男A「あのクラッシュ、大事に至らなくて良かったっすね」
男B「みんな無事で何よりだったし、救護と後片づけがスムーズにできたから中断時間も短くて良かったよ。さあ、持ち場に戻ろうぜ。」
男A「あと30分でF3の予選か。早く戻らないと。あっ、こんなところにF1ドライバーみっけ」

 その二人の奥、ジャケット姿の男は取材に来ている作者自身ということにしておきましょうか。三日間さまざまな光景を目にし、耳にしながら作品を作っていきます。

 ブリヂストンのトラックの反対側にはジャーナリストと某チームのメカニックがいて、こっそり何かを聞き出しています。


ジャーナリスト「さっきのクラッシュの原因って何だったの?きみのチームの監督はマシントラブルだって言ってたみたいだけど」
メカニック「あれ、本当はドライバーのミスだよ。ここのコース初めてだからさ、監督も珍しく変な気をきかせたみたいだね。」
ジャーナリスト「そうじゃないかと思ったよ」
メカニック「今のは内緒だぞ。昔みたいにオフレコ話もできないんだよ、最近のF1って」


 反対側はパドック内の案内や注意書きが出ている看板です。これは鈴鹿サーキットのスタンドから偶然撮った看板の写真をコピーして切り出しています。水色のチームシャツの男が出てきました。

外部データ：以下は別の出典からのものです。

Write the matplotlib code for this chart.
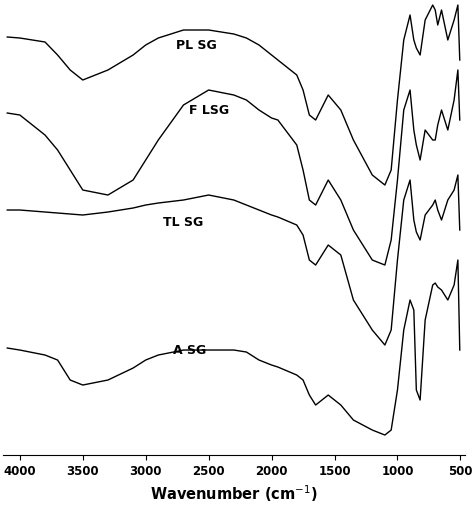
import matplotlib
matplotlib.use("Agg")
import matplotlib.pyplot as plt

wn = [4100,4000,3800,3700,3600,3500,3300,3100,3000,2900,2700,2500,2300,2200,2100,2000,1950,1800,1750,1700,1650,1550,1450,1350,1200,1100,1050,1000,950,900,870,850,820,780,720,700,680,650,600,550,520,505]
pl = [37,38,42,55,70,80,70,55,45,38,30,30,34,38,45,55,60,75,90,115,120,95,110,140,175,185,170,100,40,15,40,48,55,20,5,10,25,10,40,20,5,60]
fl = [113,115,135,150,170,190,195,180,160,140,105,90,95,100,110,118,120,145,170,200,205,180,200,230,260,265,240,180,110,90,130,145,160,130,140,140,125,110,130,100,70,120]
tl = [210,210,212,213,214,215,212,208,205,203,200,195,200,205,210,215,217,225,235,260,265,245,255,300,330,345,330,260,200,180,220,232,240,215,205,200,210,220,200,190,175,230]
asg = [348,350,355,360,380,385,380,368,360,355,350,350,350,352,360,365,367,375,380,395,405,395,405,420,430,435,430,390,330,300,310,390,400,320,285,283,287,290,300,285,260,350]
names = ["PL SG","F LSG","TL SG","A SG"]
label_pos = [(2600,45),(2500,110),(2700,222),(2650,350)]

fig = plt.figure(figsize=(4.73,5.13), dpi=100)
ax = fig.add_axes([0.006,0.113,0.978,0.887])
for y in [pl,fl,tl,asg]:
    ax.plot(wn, y, color="black", lw=1.0)
for n,(x,y) in zip(names,label_pos):
    ax.text(x,y,n,fontsize=9,fontweight="bold",ha="center",va="center")
ax.set_xlim(4135,460)
ax.set_ylim(455,0)
ax.set_yticks([])
for s in ["left","right","top"]:
    ax.spines[s].set_visible(False)
ax.set_xticks([4000,3500,3000,2500,2000,1500,1000,500])
ax.tick_params(axis="x", labelsize=8.5)
for t in ax.get_xticklabels():
    t.set_fontweight("bold")
ax.set_xlabel("Wavenumber (cm$^{-1}$)", fontsize=10.5, fontweight="bold")
fig.savefig("out.png", dpi=100)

 どうやら自由時間ができて、お土産を買いに行くようです。以前は鈴鹿サーキットと併設の遊園地の売店エリアに本格的なミニカーショップがあり、某チームのスタッフらと入場制限されたお店の前で並んで待ったものです。
 
 男ばかりのジオラマですが、女性も二人います。

 えんじ色のシャツの女性は某チームの広報で、携帯電話片手に何か話しています。
「・・・そうそう、明日の予選の後、16:30から15分間、地元のテレビ局のインタビューがあるわよ。ちょっと前に話をつけてきたから。この国で名前を覚えてもらういいチャンスだと思ってね。それから、知っていると思うけどここの局のレポーターは突っ込みが鋭いから気をつけなさいよ・・・」
 もう一人の女性は奥に歩いていく感じですが、どんな人なのでしょうか。やはりカメラの視線の先が気になっているようです。

 そしてもう一人、パドックエリアを歩いていく身なりのよい紳士がいます。

「みんな私のことをグランプリの名誉総裁などという肩書をつけて呼んでいるけど、私も一人のレース好きなのです。さて、そろそろみんな落ち着いたころだから、各チームの陣中見舞いとまいりますか・・・」

 いかがでしたか。レーシングカーが出てこないサーキットの週末、登場人物たちが織り成す人間模様の一端を楽しんでいただけましたでしょうか。
 このジオラマ、いつものように御徒町のYFS様で展示中です。場所を用意してくださって、いつもありがとうございます。他のクリエイター様の作品も必見ですので、ぜひご覧になってください。